Real estate is full of thorny issues that can raise disagreements. Even when a solid contract is in place, parties can still face contentious disputes. Contract disputes are not something that any party involved in a real estate transaction wants. Nonetheless, they can arise at any stage in the transaction.
Some contract disputes are resolved through litigation. Litigation can be a long and expensive process that can bring a homeowner, contractor or other party negative attention in the press. As an alternative, some people attempt to resolve contract disputes through mediation or arbitration.
Understanding mediation and arbitration
Mediation and arbitration are both forms of alternative dispute resolution (ADR). This means that they are used as alternatives to lawsuits when two or more sides are locked in a dispute. In mediation, a neutral mediator—often a business attorney—works with all sides to find a resolution. Arbitration is when the parties submit their dispute to an impartial arbitrator for a final decision.
The pros and cons
Arbitration and mediation have their upsides and downsides when compared to litigation. Every contract dispute is different, and you should carefully consider which option is suitable for your company.
- Arbitration and mediation are private rather than public.
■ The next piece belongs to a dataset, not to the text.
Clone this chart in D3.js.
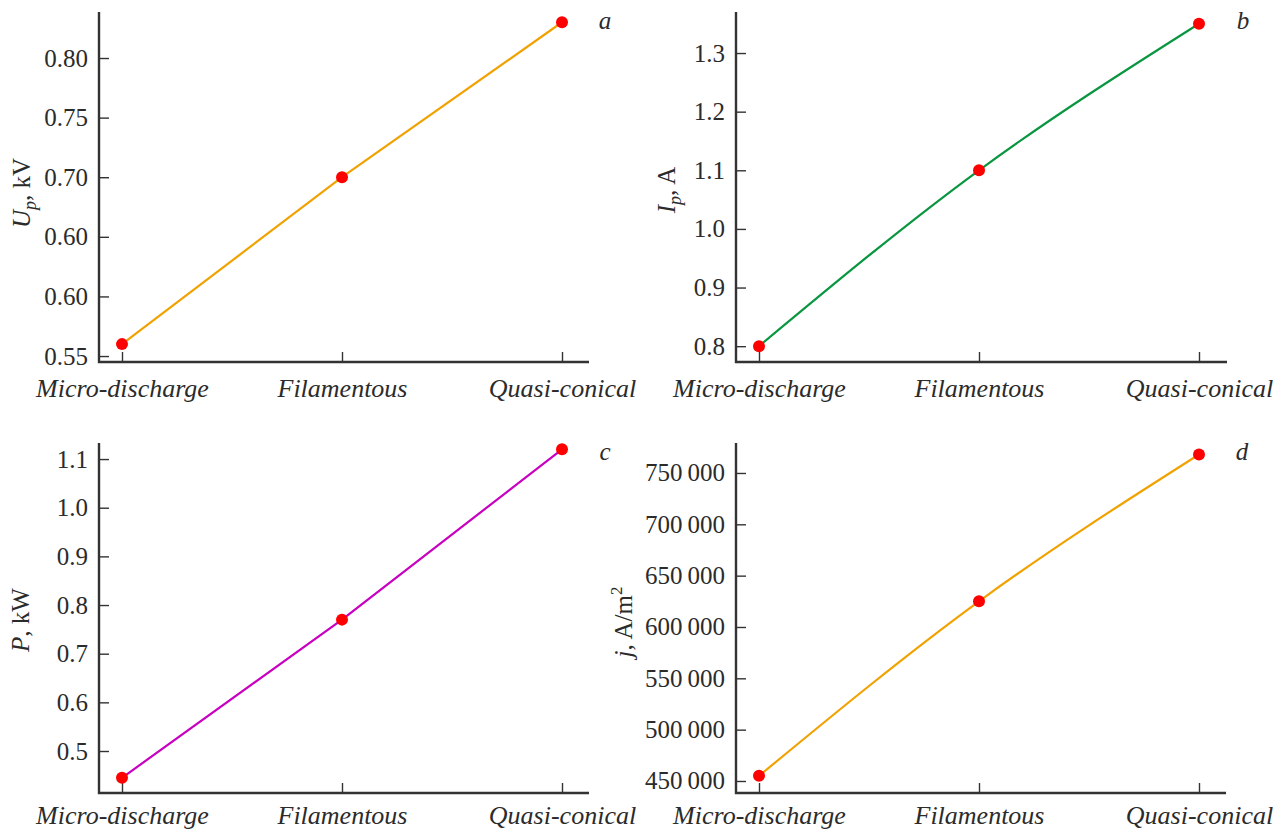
<!DOCTYPE html>
<html>
<head>
<meta charset="utf-8">
<script src="https://cdn.jsdelivr.net/npm/d3@7"></script>
<style>
  html, body { margin: 0; padding: 0; background: #fff; }
  svg { display: block; }
  svg text { font-family: "Liberation Serif", "Times New Roman", serif; }
</style>
</head>
<body>
<svg id="chart" width="1276" height="832"></svg>
<script>
// ---- data ----
const categories = ["Micro-discharge", "Filamentous", "Quasi-conical"];

const voltageValues = [0.56, 0.70, 0.83];      // U_p, kV  (a)
const currentValues = [0.80, 1.10, 1.35];      // I_p, A   (b)
const powerValues   = [0.445, 0.77, 1.12];     // P, kW    (c)
const densityValues = [455000, 625000, 768000]; // j, A/m2 (d)

const voltageTicks = [0.55, 0.60, 0.65, 0.70, 0.75, 0.80];
const voltageTickLabels = ["0.55", "0.60", "0.60", "0.70", "0.75", "0.80"];
const currentTicks = [0.8, 0.9, 1.0, 1.1, 1.2, 1.3];
const currentTickLabels = ["0.8", "0.9", "1.0", "1.1", "1.2", "1.3"];
const powerTicks = [0.5, 0.6, 0.7, 0.8, 0.9, 1.0, 1.1];
const powerTickLabels = ["0.5", "0.6", "0.7", "0.8", "0.9", "1.0", "1.1"];
const densityTicks = [450000, 500000, 550000, 600000, 650000, 700000, 750000];
const densityTickLabels = ["450\u2009000", "500\u2009000", "550\u2009000", "600\u2009000", "650\u2009000", "700\u2009000", "750\u2009000"];

const panelLetters = ["a", "b", "c", "d"];

// ---- drawing ----
const svg = d3.select("#chart");
const axisColor = "#333";
const textColor = "#2b2b2b";
const serif = "Liberation Serif, Times New Roman, serif";

const panels = [
  { letter: panelLetters[0], values: voltageValues, ticks: voltageTicks, labels: voltageTickLabels,
    domain: [0.545, 0.8386], left: 99, right: 589, top: 12, bottom: 362, x0: 122, x1: 562,
    color: "#f0a202", curve: d3.curveLinear, title: "U", sub: "p", rest: ", kV", sup: null,
    labelX: 30, labelY: 193, catOffset: 35 },
  { letter: panelLetters[1], values: currentValues, ticks: currentTicks, labels: currentTickLabels,
    domain: [0.773, 1.370], left: 736, right: 1227, top: 12, bottom: 362, x0: 759, x1: 1199,
    color: "#0a9640", curve: d3.curveNatural, title: "I", sub: "p", rest: ", A", sup: null,
    labelX: 675, labelY: 190, catOffset: 35 },
  { letter: panelLetters[2], values: powerValues, ticks: powerTicks, labels: powerTickLabels,
    domain: [0.4137, 1.133], left: 99, right: 589, top: 443, bottom: 793, x0: 122, x1: 562,
    color: "#c800c0", curve: d3.curveLinear, title: "P", sub: null, rest: ", kW", sup: null,
    labelX: 29, labelY: 620, catOffset: 31 },
  { letter: panelLetters[3], values: densityValues, ticks: densityTicks, labels: densityTickLabels,
    domain: [438300, 779200], left: 736, right: 1226, top: 443, bottom: 793, x0: 759, x1: 1199,
    color: "#f0a202", curve: d3.curveNatural, title: "j", sub: null, rest: ", A/m", sup: "2",
    labelX: 632, labelY: 622, catOffset: 31 }
];

panels.forEach(p => {
  const g = svg.append("g");
  const x = d3.scalePoint().domain(categories).range([p.x0, p.x1]);
  const y = d3.scaleLinear().domain(p.domain).range([p.bottom, p.top]);

  // y axis
  const yAxis = d3.axisLeft(y)
    .tickValues(p.ticks)
    .tickFormat((d, i) => p.labels[i])
    .tickSize(-10)
    .tickPadding(11);
  const yg = g.append("g").attr("transform", `translate(${p.left},0)`).call(yAxis)
    .attr("font-family", serif)
    .attr("font-size", 25);
  yg.select(".domain").remove();
  yg.selectAll(".tick line").attr("stroke", axisColor).attr("stroke-width", 1.4);
  yg.selectAll(".tick text").attr("fill", textColor);

  // x axis
  const xAxis = d3.axisBottom(x).tickSize(-10).tickPadding(0);
  const xg = g.append("g").attr("transform", `translate(0,${p.bottom})`).call(xAxis)
    .attr("font-family", serif)
    .attr("font-size", 26)
    .attr("font-style", "italic");
  xg.select(".domain").remove();
  xg.selectAll(".tick line").attr("stroke", axisColor).attr("stroke-width", 1.4);
  xg.selectAll(".tick text")
    .attr("y", p.catOffset)
    .attr("dy", 0)
    .attr("fill", textColor);

  // axis spines
  g.append("path")
    .attr("d", `M${p.left},${p.top}V${p.bottom}H${p.right}`)
    .attr("fill", "none")
    .attr("stroke", axisColor)
    .attr("stroke-width", 2.4);

  // line
  const line = d3.line()
    .x((d, i) => x(categories[i]))
    .y(d => y(d))
    .curve(p.curve);
  g.append("path")
    .datum(p.values)
    .attr("d", line)
    .attr("fill", "none")
    .attr("stroke", p.color)
    .attr("stroke-width", 2.2);

  // points
  g.selectAll("circle.pt")
    .data(p.values)
    .join("circle")
    .attr("class", "pt")
    .attr("cx", (d, i) => x(categories[i]))
    .attr("cy", d => y(d))
    .attr("r", 6)
    .attr("fill", "#ff0000");

  // axis title (rotated)
  const t = g.append("text")
    .attr("transform", `translate(${p.labelX},${p.labelY}) rotate(-90)`)
    .attr("text-anchor", "middle")
    .attr("fill", textColor)
    .attr("font-family", serif)
    .attr("font-size", 25);
  t.append("tspan").attr("font-style", "italic").text(p.title);
  if (p.sub) {
    t.append("tspan").attr("font-style", "italic").attr("font-size", 18)
      .attr("dy", 6).text(p.sub);
    t.append("tspan").attr("dy", -6).text(p.rest);
  } else {
    t.append("tspan").text(p.rest);
  }
  if (p.sup) {
    t.append("tspan").attr("font-size", 17).attr("dy", -10).text(p.sup);
  }

  // panel letter
  g.append("text")
    .attr("x", p.right + 16)
    .attr("y", p.top + 17)
    .attr("text-anchor", "middle")
    .attr("fill", textColor)
    .attr("font-family", serif)
    .attr("font-style", "italic")
    .attr("font-size", 25)
    .text(p.letter);
});
</script>
</body>
</html>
- They tend to be less expensive than going to court.
- They usually resolve a dispute faster than lawsuits.
- It can be hard to appeal arbitration decisions, even if the arbitrator made a mistake.
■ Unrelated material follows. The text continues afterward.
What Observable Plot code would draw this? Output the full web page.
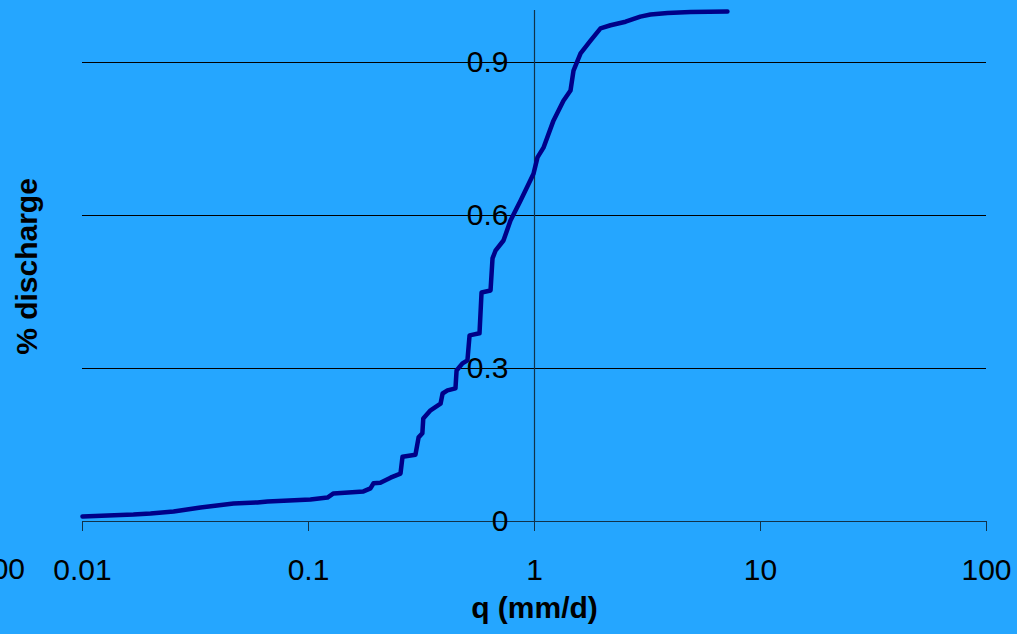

- One party may have more experience with ADR than the other.
- There is no judge or jury, which can work against your favor.
The legal implications
You should carefully consider whether to resolve your real estate contract dispute through mediation, arbitration or litigation. Before selecting a method, it is important be aware of each option’s legal implications. The method by which you choose to resolve your real-estate contract dispute could have a major impact on the outcome.